Type out the data exactly as given. Skip any image.
----- Data excerpt
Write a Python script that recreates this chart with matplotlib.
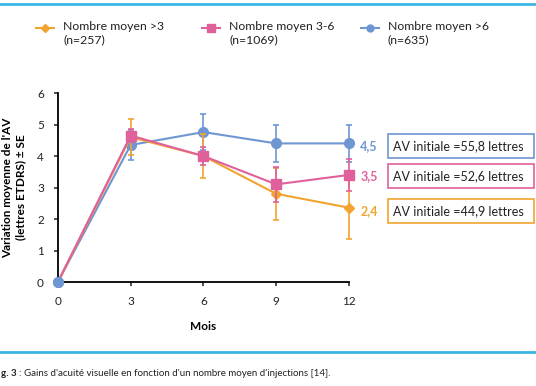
import matplotlib
matplotlib.use("Agg")
import matplotlib.pyplot as plt
from matplotlib.lines import Line2D
from matplotlib.patches import Rectangle

plt.rcParams['font.family'] = ['Lato', 'DejaVu Sans']

months = [0, 3, 6, 9, 12]
series_labels = ["Nombre moyen >3\n(n=257)", "Nombre moyen 3-6\n(n=1069)", "Nombre moyen >6\n(n=635)"]
orange_vals = [0, 4.6, 4.0, 2.8, 2.36]
orange_err = [0, 0.57, 0.69, 0.83, 1.0]
pink_vals = [0, 4.65, 4.0, 3.1, 3.4]
pink_err = [0, 0.2, 0.3, 0.55, 0.5]
blue_vals = [0, 4.35, 4.76, 4.4, 4.4]
blue_err = [0, 0.48, 0.57, 0.6, 0.6]
end_labels = ["2,4", "3,5", "4,5"]
box_texts = ["AV initiale =44,9 lettres", "AV initiale =52,6 lettres", "AV initiale =55,8 lettres"]
xticks = [0, 3, 6, 9, 12]
yticks = [0, 1, 2, 3, 4, 5, 6]

c_orange = "#F2A431"
c_pink = "#E0609C"
c_blue = "#6E96D2"

fig = plt.figure(figsize=(5.36, 3.86), dpi=100)
ax = fig.add_axes([0.108, 0.2694, 0.543, 0.4896])

for vals, err, col, mk, ms, z, mev in [(orange_vals, orange_err, c_orange, 'D', 5, 3, slice(1, None)),
                                       (pink_vals, pink_err, c_pink, 's', 7, 4, slice(1, None)),
                                       (blue_vals, blue_err, c_blue, 'o', 7, 2, None)]:
    ax.errorbar(months, vals, yerr=err, color=col, marker=mk, markersize=ms, markevery=mev,
                linewidth=1.5, elinewidth=1.2, capsize=2.5, capthick=1.2, clip_on=False, zorder=z)
# blue origin dot drawn on top as in the reference
ax.plot(months[:1], blue_vals[:1], 'o', color=c_blue, markersize=7, clip_on=False, zorder=6)

ax.set_xlim(0, 12)
ax.set_ylim(0, 6)
ax.set_xticks(xticks)
ax.set_yticks(yticks)
ax.spines['top'].set_visible(False)
ax.spines['right'].set_visible(False)
ax.spines['left'].set_linewidth(1.3)
ax.spines['bottom'].set_linewidth(1.3)
ax.tick_params(axis='both', labelsize=8.5, length=3, width=1.1, colors='#222222', pad=7)
ax.set_xlabel("Mois", fontsize=8.5, fontweight='bold', labelpad=10)
ax.set_ylabel("Variation moyenne de l'AV\n(lettres ETDRS) ± SE", fontsize=8.5, fontweight='bold', labelpad=8)

# end labels and boxes
for lab, txt, col, ypx in zip(end_labels, box_texts, [c_orange, c_pink, c_blue], [211, 176, 146]):
    yf = 1 - ypx / 386
    fig.text(369 / 536, yf, lab, color=col, fontsize=9, fontweight='bold', va='center', ha='center')
    rect = Rectangle((388 / 536, yf - 12 / 386), 146 / 536, 24 / 386, transform=fig.transFigure,
                     fill=False, edgecolor=col, linewidth=1.2)
    fig.add_artist(rect)
    fig.text(393 / 536, yf, txt, color='#222222', fontsize=9, va='center', ha='left')

# legend
for col, mk, ms, lab, xpx in zip([c_orange, c_pink, c_blue], ['D', 's', 'o'], [4.5, 6, 5],
                                 series_labels, [45, 211, 370]):
    yl = 1 - 28 / 386
    fig.add_artist(Line2D([(xpx - 9) / 536, (xpx + 9) / 536], [yl, yl],
                          color=col, linewidth=1.5, transform=fig.transFigure))
    fig.add_artist(Line2D([xpx / 536], [yl], color=col, marker=mk, markersize=ms,
                          linestyle='none', transform=fig.transFigure))
    fig.text((xpx + 18) / 536, 1 - 21 / 386, lab, fontsize=8.8, color='#222222', va='top', ha='left',
             linespacing=1.25)

# decorative cyan rules
fig.add_artist(Line2D([0, 1], [1 - 4 / 386] * 2, color='#3BB7E4', linewidth=2, transform=fig.transFigure))
fig.add_artist(Line2D([0, 1], [1 - 352 / 386] * 2, color='#3BB7E4', linewidth=2, transform=fig.transFigure))
fig.text(1 / 536, 1 - 373 / 386, "g. 3", fontsize=7, fontweight='bold', color='#222222', va='center', ha='left')
fig.text(19 / 536, 1 - 373 / 386, ": Gains d'acuité visuelle en fonction d'un nombre moyen d'injections [14].",
         fontsize=7, color='#222222', va='center', ha='left')

fig.savefig("out.png", dpi=100)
----------
> _Answer to this exercise_:
Write a Python script that recreates this chart with matplotlib.
import matplotlib
matplotlib.use("Agg")
import matplotlib.pyplot as plt
from matplotlib.lines import Line2D
from matplotlib.patches import Rectangle

plt.rcParams['font.family'] = ['Lato', 'DejaVu Sans']

months = [0, 3, 6, 9, 12]
series_labels = ["Nombre moyen >3\n(n=257)", "Nombre moyen 3-6\n(n=1069)", "Nombre moyen >6\n(n=635)"]
orange_vals = [0, 4.6, 4.0, 2.8, 2.36]
orange_err = [0, 0.57, 0.69, 0.83, 1.0]
pink_vals = [0, 4.65, 4.0, 3.1, 3.4]
pink_err = [0, 0.2, 0.3, 0.55, 0.5]
blue_vals = [0, 4.35, 4.76, 4.4, 4.4]
blue_err = [0, 0.48, 0.57, 0.6, 0.6]
end_labels = ["2,4", "3,5", "4,5"]
box_texts = ["AV initiale =44,9 lettres", "AV initiale =52,6 lettres", "AV initiale =55,8 lettres"]
xticks = [0, 3, 6, 9, 12]
yticks = [0, 1, 2, 3, 4, 5, 6]

c_orange = "#F2A431"
c_pink = "#E0609C"
c_blue = "#6E96D2"

fig = plt.figure(figsize=(5.36, 3.86), dpi=100)
ax = fig.add_axes([0.108, 0.2694, 0.543, 0.4896])

for vals, err, col, mk, ms, z, mev in [(orange_vals, orange_err, c_orange, 'D', 5, 3, slice(1, None)),
                                       (pink_vals, pink_err, c_pink, 's', 7, 4, slice(1, None)),
                                       (blue_vals, blue_err, c_blue, 'o', 7, 2, None)]:
    ax.errorbar(months, vals, yerr=err, color=col, marker=mk, markersize=ms, markevery=mev,
                linewidth=1.5, elinewidth=1.2, capsize=2.5, capthick=1.2, clip_on=False, zorder=z)
# blue origin dot drawn on top as in the reference
ax.plot(months[:1], blue_vals[:1], 'o', color=c_blue, markersize=7, clip_on=False, zorder=6)

ax.set_xlim(0, 12)
ax.set_ylim(0, 6)
ax.set_xticks(xticks)
ax.set_yticks(yticks)
ax.spines['top'].set_visible(False)
ax.spines['right'].set_visible(False)
ax.spines['left'].set_linewidth(1.3)
ax.spines['bottom'].set_linewidth(1.3)
ax.tick_params(axis='both', labelsize=8.5, length=3, width=1.1, colors='#222222', pad=7)
ax.set_xlabel("Mois", fontsize=8.5, fontweight='bold', labelpad=10)
ax.set_ylabel("Variation moyenne de l'AV\n(lettres ETDRS) ± SE", fontsize=8.5, fontweight='bold', labelpad=8)

# end labels and boxes
for lab, txt, col, ypx in zip(end_labels, box_texts, [c_orange, c_pink, c_blue], [211, 176, 146]):
    yf = 1 - ypx / 386
    fig.text(369 / 536, yf, lab, color=col, fontsize=9, fontweight='bold', va='center', ha='center')
    rect = Rectangle((388 / 536, yf - 12 / 386), 146 / 536, 24 / 386, transform=fig.transFigure,
                     fill=False, edgecolor=col, linewidth=1.2)
    fig.add_artist(rect)
    fig.text(393 / 536, yf, txt, color='#222222', fontsize=9, va='center', ha='left')

# legend
for col, mk, ms, lab, xpx in zip([c_orange, c_pink, c_blue], ['D', 's', 'o'], [4.5, 6, 5],
                                 series_labels, [45, 211, 370]):
    yl = 1 - 28 / 386
    fig.add_artist(Line2D([(xpx - 9) / 536, (xpx + 9) / 536], [yl, yl],
                          color=col, linewidth=1.5, transform=fig.transFigure))
    fig.add_artist(Line2D([xpx / 536], [yl], color=col, marker=mk, markersize=ms,
                          linestyle='none', transform=fig.transFigure))
    fig.text((xpx + 18) / 536, 1 - 21 / 386, lab, fontsize=8.8, color='#222222', va='top', ha='left',
             linespacing=1.25)

# decorative cyan rules
fig.add_artist(Line2D([0, 1], [1 - 4 / 386] * 2, color='#3BB7E4', linewidth=2, transform=fig.transFigure))
fig.add_artist(Line2D([0, 1], [1 - 352 / 386] * 2, color='#3BB7E4', linewidth=2, transform=fig.transFigure))
fig.text(1 / 536, 1 - 373 / 386, "g. 3", fontsize=7, fontweight='bold', color='#222222', va='center', ha='left')
fig.text(19 / 536, 1 - 373 / 386, ": Gains d'acuité visuelle en fonction d'un nombre moyen d'injections [14].",
         fontsize=7, color='#222222', va='center', ha='left')

fig.savefig("out.png", dpi=100)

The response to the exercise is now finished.